### REQUIRED WORK
Each line of the listing must be transcribed exactly, except for the images, which should be excluded.

### DATASET SECTION
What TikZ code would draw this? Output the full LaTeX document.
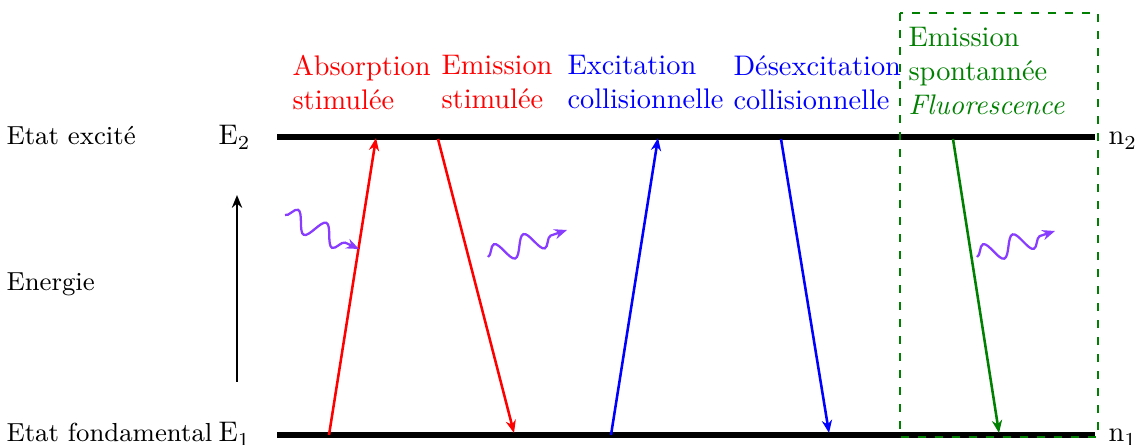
\documentclass[tikz,border=0pt]{standalone}
\usetikzlibrary{arrows.meta,positioning,decorations.pathmorphing}
\definecolor{violetph}{RGB}{135,60,255}
\definecolor{vert}{RGB}{0,128,0}

\begin{document}
\begin{tikzpicture}[x=0.0124cm,y=-0.0124cm,>={Stealth[length=4.5pt,width=3.6pt]},
  niveau/.style={line width=1.8pt},
  trans/.style={->,line width=0.9pt},
  etat/.style={anchor=base west,inner sep=0pt,font=\fontsize{9.2}{11}\selectfont},
  onde/.style={->,thick,violetph,decorate,decoration={snake,amplitude=3.6pt,segment length=11pt,post length=4pt}},
  lbl/.style={anchor=north west,align=left,inner sep=0pt}]
\useasboundingbox (0,0) rectangle (1136,445);
% niveaux
\coordinate (h1) at (277,137); \coordinate (h2) at (1095,137);
\coordinate (b1) at (277,435); \coordinate (b2) at (1095,435);
\draw[niveau] (h1)--(h2);
\draw[niveau] (b1)--(b2);
\node (exc) [etat] at (6,145) {Etat excité};
\node (fond) [etat] at (6,442) {Etat fondamental};
\node (E2) [anchor=base west,inner sep=0pt] at (218,145) {E$_2$};
\node (E1) [anchor=base west,inner sep=0pt] at (218,442) {E$_1$};
\node (n2) [anchor=base west,inner sep=0pt] at (1108,145) {n$_2$};
\node (n1) [anchor=base west,inner sep=0pt] at (1108,442) {n$_1$};
% energie
\node (en) [etat] at (6,291) {Energie};
\coordinate (e0) at (237,382); \coordinate (e1) at (237,195);
\draw[->,thick] (e0)--(e1);
% transitions
\coordinate (r0) at (329,435); \coordinate (r1) at (376,138);
\coordinate (s0) at (438,139); \coordinate (s1) at (514,433);
\coordinate (c0) at (611,435); \coordinate (c1) at (658,138);
\coordinate (d0) at (781,139); \coordinate (d1) at (829,433);
\coordinate (f0) at (953,139); \coordinate (f1) at (999,433);
\draw[trans,red] (r0)--(r1);
\draw[trans,red] (s0)--(s1);
\draw[trans,blue] (c0)--(c1);
\draw[trans,blue] (d0)--(d1);
\draw[trans,vert] (f0)--(f1);
% photons
\coordinate (p0) at (285,215); \coordinate (p1) at (359,249);
\coordinate (q0) at (488,257); \coordinate (q1) at (567,230);
\coordinate (t0) at (977,257); \coordinate (t1) at (1055,231);
\draw[onde] (p0)--(p1);
\draw[onde] (q0)--(q1);
\draw[onde] (t0)--(t1);
% etiquettes
\node (abs) [lbl,red] at (292,55) {Absorption\\stimulée};
\node (emi) [lbl,red] at (441,55) {Emission\\stimulée};
\node (col) [lbl,blue] at (567,55) {Excitation\\collisionnelle};
\node (des) [lbl,blue] at (733,55) {Désexcitation\\collisionnelle};
\node (spo) [lbl,vert] at (908,27) {Emission\\spontannée\\\textit{Fluorescence}};
\coordinate (k0) at (900,13); \coordinate (k1) at (1098,437);
\draw[vert,thick,dashed] (k0) rectangle (k1);
\end{tikzpicture}
\end{document}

### TASK OUTPUT
What TikZ code would draw this? Output the full LaTeX document.
\documentclass[tikz,border=0pt]{standalone}
\usetikzlibrary{arrows.meta,positioning,decorations.pathmorphing}
\definecolor{violetph}{RGB}{135,60,255}
\definecolor{vert}{RGB}{0,128,0}

\begin{document}
\begin{tikzpicture}[x=0.0124cm,y=-0.0124cm,>={Stealth[length=4.5pt,width=3.6pt]},
  niveau/.style={line width=1.8pt},
  trans/.style={->,line width=0.9pt},
  etat/.style={anchor=base west,inner sep=0pt,font=\fontsize{9.2}{11}\selectfont},
  onde/.style={->,thick,violetph,decorate,decoration={snake,amplitude=3.6pt,segment length=11pt,post length=4pt}},
  lbl/.style={anchor=north west,align=left,inner sep=0pt}]
\useasboundingbox (0,0) rectangle (1136,445);
% niveaux
\coordinate (h1) at (277,137); \coordinate (h2) at (1095,137);
\coordinate (b1) at (277,435); \coordinate (b2) at (1095,435);
\draw[niveau] (h1)--(h2);
\draw[niveau] (b1)--(b2);
\node (exc) [etat] at (6,145) {Etat excité};
\node (fond) [etat] at (6,442) {Etat fondamental};
\node (E2) [anchor=base west,inner sep=0pt] at (218,145) {E$_2$};
\node (E1) [anchor=base west,inner sep=0pt] at (218,442) {E$_1$};
\node (n2) [anchor=base west,inner sep=0pt] at (1108,145) {n$_2$};
\node (n1) [anchor=base west,inner sep=0pt] at (1108,442) {n$_1$};
% energie
\node (en) [etat] at (6,291) {Energie};
\coordinate (e0) at (237,382); \coordinate (e1) at (237,195);
\draw[->,thick] (e0)--(e1);
% transitions
\coordinate (r0) at (329,435); \coordinate (r1) at (376,138);
\coordinate (s0) at (438,139); \coordinate (s1) at (514,433);
\coordinate (c0) at (611,435); \coordinate (c1) at (658,138);
\coordinate (d0) at (781,139); \coordinate (d1) at (829,433);
\coordinate (f0) at (953,139); \coordinate (f1) at (999,433);
\draw[trans,red] (r0)--(r1);
\draw[trans,red] (s0)--(s1);
\draw[trans,blue] (c0)--(c1);
\draw[trans,blue] (d0)--(d1);
\draw[trans,vert] (f0)--(f1);
% photons
\coordinate (p0) at (285,215); \coordinate (p1) at (359,249);
\coordinate (q0) at (488,257); \coordinate (q1) at (567,230);
\coordinate (t0) at (977,257); \coordinate (t1) at (1055,231);
\draw[onde] (p0)--(p1);
\draw[onde] (q0)--(q1);
\draw[onde] (t0)--(t1);
% etiquettes
\node (abs) [lbl,red] at (292,55) {Absorption\\stimulée};
\node (emi) [lbl,red] at (441,55) {Emission\\stimulée};
\node (col) [lbl,blue] at (567,55) {Excitation\\collisionnelle};
\node (des) [lbl,blue] at (733,55) {Désexcitation\\collisionnelle};
\node (spo) [lbl,vert] at (908,27) {Emission\\spontannée\\\textit{Fluorescence}};
\coordinate (k0) at (900,13); \coordinate (k1) at (1098,437);
\draw[vert,thick,dashed] (k0) rectangle (k1);
\end{tikzpicture}
\end{document}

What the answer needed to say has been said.